Given task - The listing below should be copied in full, word for word.

Given material -
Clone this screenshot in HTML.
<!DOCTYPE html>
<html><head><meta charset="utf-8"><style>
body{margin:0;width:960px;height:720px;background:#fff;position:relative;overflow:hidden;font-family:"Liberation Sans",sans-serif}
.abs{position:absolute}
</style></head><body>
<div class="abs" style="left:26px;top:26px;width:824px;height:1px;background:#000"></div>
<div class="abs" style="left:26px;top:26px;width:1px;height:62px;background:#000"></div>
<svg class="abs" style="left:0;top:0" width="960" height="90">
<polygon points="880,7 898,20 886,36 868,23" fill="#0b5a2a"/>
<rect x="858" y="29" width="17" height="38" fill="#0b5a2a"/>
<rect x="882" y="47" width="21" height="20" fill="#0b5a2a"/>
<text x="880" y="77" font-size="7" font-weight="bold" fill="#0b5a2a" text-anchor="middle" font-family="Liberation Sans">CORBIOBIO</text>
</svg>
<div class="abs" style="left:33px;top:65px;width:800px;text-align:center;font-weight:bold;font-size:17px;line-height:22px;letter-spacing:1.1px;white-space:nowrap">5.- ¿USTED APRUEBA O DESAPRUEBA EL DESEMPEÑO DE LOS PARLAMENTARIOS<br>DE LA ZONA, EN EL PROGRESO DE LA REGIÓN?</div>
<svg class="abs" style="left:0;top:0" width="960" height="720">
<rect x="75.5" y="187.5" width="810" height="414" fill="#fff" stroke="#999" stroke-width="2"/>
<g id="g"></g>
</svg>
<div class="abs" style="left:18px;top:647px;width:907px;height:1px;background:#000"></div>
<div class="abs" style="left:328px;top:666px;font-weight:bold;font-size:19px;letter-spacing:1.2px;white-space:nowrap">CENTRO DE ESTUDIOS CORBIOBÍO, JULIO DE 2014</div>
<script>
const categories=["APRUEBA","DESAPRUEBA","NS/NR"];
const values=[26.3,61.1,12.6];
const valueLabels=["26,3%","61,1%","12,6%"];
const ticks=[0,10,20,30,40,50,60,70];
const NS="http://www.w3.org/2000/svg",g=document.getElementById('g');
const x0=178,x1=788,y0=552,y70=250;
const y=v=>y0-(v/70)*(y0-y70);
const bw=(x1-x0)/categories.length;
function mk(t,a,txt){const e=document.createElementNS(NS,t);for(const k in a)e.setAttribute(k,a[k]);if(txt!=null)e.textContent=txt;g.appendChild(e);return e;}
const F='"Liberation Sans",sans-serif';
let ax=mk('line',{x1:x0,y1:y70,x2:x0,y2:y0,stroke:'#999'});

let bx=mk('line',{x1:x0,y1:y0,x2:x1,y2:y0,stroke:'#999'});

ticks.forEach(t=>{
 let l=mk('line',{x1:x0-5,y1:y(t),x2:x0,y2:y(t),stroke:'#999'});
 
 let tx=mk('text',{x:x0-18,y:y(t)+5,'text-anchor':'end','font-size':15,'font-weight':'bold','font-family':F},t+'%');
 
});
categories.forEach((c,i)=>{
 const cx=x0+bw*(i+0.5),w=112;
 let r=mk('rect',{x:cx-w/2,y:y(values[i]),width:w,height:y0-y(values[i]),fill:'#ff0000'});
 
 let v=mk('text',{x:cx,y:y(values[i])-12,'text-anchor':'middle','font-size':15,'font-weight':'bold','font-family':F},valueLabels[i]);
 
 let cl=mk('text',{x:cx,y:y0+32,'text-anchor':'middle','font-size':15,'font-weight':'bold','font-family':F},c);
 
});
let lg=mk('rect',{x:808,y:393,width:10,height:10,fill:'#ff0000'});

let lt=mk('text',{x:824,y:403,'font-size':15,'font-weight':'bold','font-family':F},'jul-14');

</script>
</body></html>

Answer for this exercise -
Clone this screenshot in HTML.
<!DOCTYPE html>
<html><head><meta charset="utf-8"><style>
body{margin:0;width:960px;height:720px;background:#fff;position:relative;overflow:hidden;font-family:"Liberation Sans",sans-serif}
.abs{position:absolute}
</style></head><body>
<div class="abs" style="left:26px;top:26px;width:824px;height:1px;background:#000"></div>
<div class="abs" style="left:26px;top:26px;width:1px;height:62px;background:#000"></div>
<svg class="abs" style="left:0;top:0" width="960" height="90">
<polygon points="880,7 898,20 886,36 868,23" fill="#0b5a2a"/>
<rect x="858" y="29" width="17" height="38" fill="#0b5a2a"/>
<rect x="882" y="47" width="21" height="20" fill="#0b5a2a"/>
<text x="880" y="77" font-size="7" font-weight="bold" fill="#0b5a2a" text-anchor="middle" font-family="Liberation Sans">CORBIOBIO</text>
</svg>
<div class="abs" style="left:33px;top:65px;width:800px;text-align:center;font-weight:bold;font-size:17px;line-height:22px;letter-spacing:1.1px;white-space:nowrap">5.- ¿USTED APRUEBA O DESAPRUEBA EL DESEMPEÑO DE LOS PARLAMENTARIOS<br>DE LA ZONA, EN EL PROGRESO DE LA REGIÓN?</div>
<svg class="abs" style="left:0;top:0" width="960" height="720">
<rect x="75.5" y="187.5" width="810" height="414" fill="#fff" stroke="#999" stroke-width="2"/>
<g id="g"></g>
</svg>
<div class="abs" style="left:18px;top:647px;width:907px;height:1px;background:#000"></div>
<div class="abs" style="left:328px;top:666px;font-weight:bold;font-size:19px;letter-spacing:1.2px;white-space:nowrap">CENTRO DE ESTUDIOS CORBIOBÍO, JULIO DE 2014</div>
<script>
const categories=["APRUEBA","DESAPRUEBA","NS/NR"];
const values=[26.3,61.1,12.6];
const valueLabels=["26,3%","61,1%","12,6%"];
const ticks=[0,10,20,30,40,50,60,70];
const NS="http://www.w3.org/2000/svg",g=document.getElementById('g');
const x0=178,x1=788,y0=552,y70=250;
const y=v=>y0-(v/70)*(y0-y70);
const bw=(x1-x0)/categories.length;
function mk(t,a,txt){const e=document.createElementNS(NS,t);for(const k in a)e.setAttribute(k,a[k]);if(txt!=null)e.textContent=txt;g.appendChild(e);return e;}
const F='"Liberation Sans",sans-serif';
let ax=mk('line',{x1:x0,y1:y70,x2:x0,y2:y0,stroke:'#999'});

let bx=mk('line',{x1:x0,y1:y0,x2:x1,y2:y0,stroke:'#999'});

ticks.forEach(t=>{
 let l=mk('line',{x1:x0-5,y1:y(t),x2:x0,y2:y(t),stroke:'#999'});
 
 let tx=mk('text',{x:x0-18,y:y(t)+5,'text-anchor':'end','font-size':15,'font-weight':'bold','font-family':F},t+'%');
 
});
categories.forEach((c,i)=>{
 const cx=x0+bw*(i+0.5),w=112;
 let r=mk('rect',{x:cx-w/2,y:y(values[i]),width:w,height:y0-y(values[i]),fill:'#ff0000'});
 
 let v=mk('text',{x:cx,y:y(values[i])-12,'text-anchor':'middle','font-size':15,'font-weight':'bold','font-family':F},valueLabels[i]);
 
 let cl=mk('text',{x:cx,y:y0+32,'text-anchor':'middle','font-size':15,'font-weight':'bold','font-family':F},c);
 
});
let lg=mk('rect',{x:808,y:393,width:10,height:10,fill:'#ff0000'});

let lt=mk('text',{x:824,y:403,'font-size':15,'font-weight':'bold','font-family':F},'jul-14');

</script>
</body></html>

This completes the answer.